Title insurance companies that receive GTOs also should consider how they will gather the required information and who will be responsible for obtaining and reporting it. FinCEN’s new beneficial ownership rule provides some guidance for reporting on beneficial ownership, including standard forms used to obtain this information that may be useful in deciding how to respond to the GTOs. Although that rule allows some reliance on representations by company officers of who the beneficial owners of a legal entity customer are, financial institutions receiving certifications of beneficial ownership still appear to be responsible for incorrect reporting where there are “facts that would reasonably call into question the reliability of such information.”

Title insurance companies should be on the lookout for instances where there is an obvious disconnect between the information provided by the legal entity or its representative and other information available to the title insurer.
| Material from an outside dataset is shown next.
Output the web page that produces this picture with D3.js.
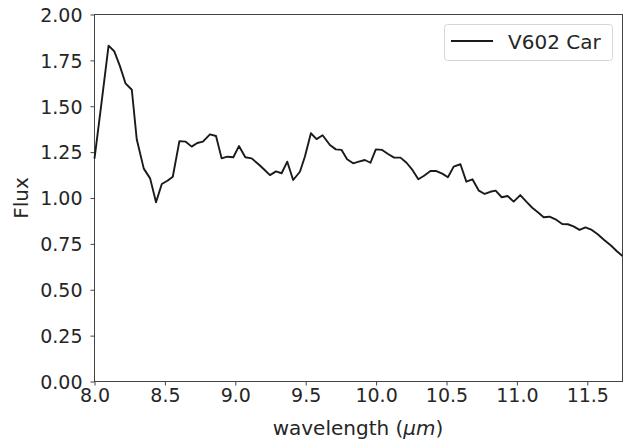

Title insurers also should consider the impact of any beneficial ownership information they receive on their obligations under sanctions administered by the Treasury Department’s Office of Foreign Assets Control (OFAC).

Beneficial ownership information may reveal that sanctioned parties hold an interest in legal entity clients or in a real estate transaction, and prohibit U.S. persons from being involved.

Finally, title insurers should consider whether beneficial ownership information imparts actual or constructive knowledge that the transaction involves the proceeds of criminal activity, such that further participation in the transaction may give rise to criminal liability for money laundering.